:: Exercise description ::
Repeat the data word for word. Do not include the pictures.
----
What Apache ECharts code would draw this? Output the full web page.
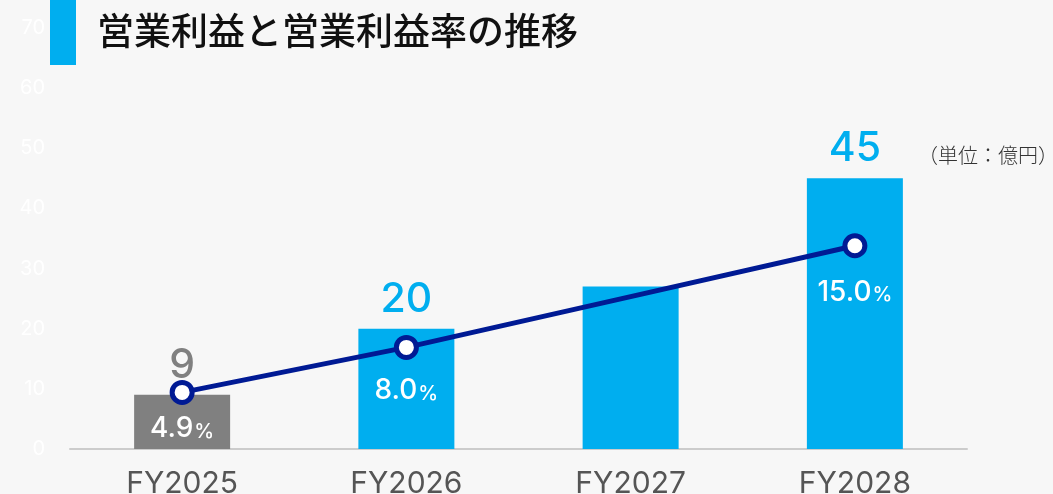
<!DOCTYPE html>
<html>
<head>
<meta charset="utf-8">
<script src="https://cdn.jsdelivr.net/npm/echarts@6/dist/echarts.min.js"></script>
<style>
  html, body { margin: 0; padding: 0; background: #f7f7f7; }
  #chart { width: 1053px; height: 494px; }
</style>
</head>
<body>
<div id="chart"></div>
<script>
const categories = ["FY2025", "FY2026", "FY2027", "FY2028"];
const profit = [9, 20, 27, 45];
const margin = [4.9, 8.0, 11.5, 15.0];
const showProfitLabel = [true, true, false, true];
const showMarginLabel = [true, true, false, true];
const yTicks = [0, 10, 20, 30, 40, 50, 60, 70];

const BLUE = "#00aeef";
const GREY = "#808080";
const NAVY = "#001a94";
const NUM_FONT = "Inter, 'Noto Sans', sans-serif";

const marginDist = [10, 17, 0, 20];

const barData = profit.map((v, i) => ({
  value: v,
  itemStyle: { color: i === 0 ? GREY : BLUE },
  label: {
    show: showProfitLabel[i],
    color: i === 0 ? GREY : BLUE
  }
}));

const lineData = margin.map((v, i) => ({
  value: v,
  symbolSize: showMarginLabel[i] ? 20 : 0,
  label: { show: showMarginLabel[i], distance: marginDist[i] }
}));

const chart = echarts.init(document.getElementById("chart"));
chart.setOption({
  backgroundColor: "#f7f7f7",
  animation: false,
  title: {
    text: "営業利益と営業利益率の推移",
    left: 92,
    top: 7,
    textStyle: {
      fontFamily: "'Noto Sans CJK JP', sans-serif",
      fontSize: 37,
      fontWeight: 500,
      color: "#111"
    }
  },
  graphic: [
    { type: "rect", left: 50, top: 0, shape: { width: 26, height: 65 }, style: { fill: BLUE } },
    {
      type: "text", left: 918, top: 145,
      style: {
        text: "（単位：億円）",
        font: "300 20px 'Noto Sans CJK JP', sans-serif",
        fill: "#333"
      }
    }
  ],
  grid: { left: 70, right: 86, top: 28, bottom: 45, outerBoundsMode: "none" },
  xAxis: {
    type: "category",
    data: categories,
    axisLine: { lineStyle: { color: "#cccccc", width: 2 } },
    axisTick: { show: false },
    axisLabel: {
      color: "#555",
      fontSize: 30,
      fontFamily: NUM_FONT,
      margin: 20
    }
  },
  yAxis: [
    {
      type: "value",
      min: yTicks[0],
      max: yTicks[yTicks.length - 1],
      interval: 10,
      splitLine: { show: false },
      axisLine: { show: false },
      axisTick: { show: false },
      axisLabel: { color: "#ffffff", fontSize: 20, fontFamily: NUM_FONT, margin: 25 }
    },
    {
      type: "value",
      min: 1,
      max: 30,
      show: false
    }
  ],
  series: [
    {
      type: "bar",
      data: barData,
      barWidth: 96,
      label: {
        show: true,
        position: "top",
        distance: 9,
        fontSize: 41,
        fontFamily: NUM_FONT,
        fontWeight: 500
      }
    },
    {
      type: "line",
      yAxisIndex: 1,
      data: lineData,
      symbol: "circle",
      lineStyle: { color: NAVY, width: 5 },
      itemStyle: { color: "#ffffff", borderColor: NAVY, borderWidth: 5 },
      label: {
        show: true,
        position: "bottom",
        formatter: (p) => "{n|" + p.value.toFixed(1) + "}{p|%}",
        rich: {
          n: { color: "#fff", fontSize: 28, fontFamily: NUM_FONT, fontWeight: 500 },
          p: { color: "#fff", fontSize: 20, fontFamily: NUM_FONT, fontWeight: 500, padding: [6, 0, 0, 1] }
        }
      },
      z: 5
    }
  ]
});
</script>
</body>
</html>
----
:: Response to the exercise ::
What Apache ECharts code would draw this? Output the full web page.
<!DOCTYPE html>
<html>
<head>
<meta charset="utf-8">
<script src="https://cdn.jsdelivr.net/npm/echarts@6/dist/echarts.min.js"></script>
<style>
  html, body { margin: 0; padding: 0; background: #f7f7f7; }
  #chart { width: 1053px; height: 494px; }
</style>
</head>
<body>
<div id="chart"></div>
<script>
const categories = ["FY2025", "FY2026", "FY2027", "FY2028"];
const profit = [9, 20, 27, 45];
const margin = [4.9, 8.0, 11.5, 15.0];
const showProfitLabel = [true, true, false, true];
const showMarginLabel = [true, true, false, true];
const yTicks = [0, 10, 20, 30, 40, 50, 60, 70];

const BLUE = "#00aeef";
const GREY = "#808080";
const NAVY = "#001a94";
const NUM_FONT = "Inter, 'Noto Sans', sans-serif";

const marginDist = [10, 17, 0, 20];

const barData = profit.map((v, i) => ({
  value: v,
  itemStyle: { color: i === 0 ? GREY : BLUE },
  label: {
    show: showProfitLabel[i],
    color: i === 0 ? GREY : BLUE
  }
}));

const lineData = margin.map((v, i) => ({
  value: v,
  symbolSize: showMarginLabel[i] ? 20 : 0,
  label: { show: showMarginLabel[i], distance: marginDist[i] }
}));

const chart = echarts.init(document.getElementById("chart"));
chart.setOption({
  backgroundColor: "#f7f7f7",
  animation: false,
  title: {
    text: "営業利益と営業利益率の推移",
    left: 92,
    top: 7,
    textStyle: {
      fontFamily: "'Noto Sans CJK JP', sans-serif",
      fontSize: 37,
      fontWeight: 500,
      color: "#111"
    }
  },
  graphic: [
    { type: "rect", left: 50, top: 0, shape: { width: 26, height: 65 }, style: { fill: BLUE } },
    {
      type: "text", left: 918, top: 145,
      style: {
        text: "（単位：億円）",
        font: "300 20px 'Noto Sans CJK JP', sans-serif",
        fill: "#333"
      }
    }
  ],
  grid: { left: 70, right: 86, top: 28, bottom: 45, outerBoundsMode: "none" },
  xAxis: {
    type: "category",
    data: categories,
    axisLine: { lineStyle: { color: "#cccccc", width: 2 } },
    axisTick: { show: false },
    axisLabel: {
      color: "#555",
      fontSize: 30,
      fontFamily: NUM_FONT,
      margin: 20
    }
  },
  yAxis: [
    {
      type: "value",
      min: yTicks[0],
      max: yTicks[yTicks.length - 1],
      interval: 10,
      splitLine: { show: false },
      axisLine: { show: false },
      axisTick: { show: false },
      axisLabel: { color: "#ffffff", fontSize: 20, fontFamily: NUM_FONT, margin: 25 }
    },
    {
      type: "value",
      min: 1,
      max: 30,
      show: false
    }
  ],
  series: [
    {
      type: "bar",
      data: barData,
      barWidth: 96,
      label: {
        show: true,
        position: "top",
        distance: 9,
        fontSize: 41,
        fontFamily: NUM_FONT,
        fontWeight: 500
      }
    },
    {
      type: "line",
      yAxisIndex: 1,
      data: lineData,
      symbol: "circle",
      lineStyle: { color: NAVY, width: 5 },
      itemStyle: { color: "#ffffff", borderColor: NAVY, borderWidth: 5 },
      label: {
        show: true,
        position: "bottom",
        formatter: (p) => "{n|" + p.value.toFixed(1) + "}{p|%}",
        rich: {
          n: { color: "#fff", fontSize: 28, fontFamily: NUM_FONT, fontWeight: 500 },
          p: { color: "#fff", fontSize: 20, fontFamily: NUM_FONT, fontWeight: 500, padding: [6, 0, 0, 1] }
        }
      },
      z: 5
    }
  ]
});
</script>
</body>
</html>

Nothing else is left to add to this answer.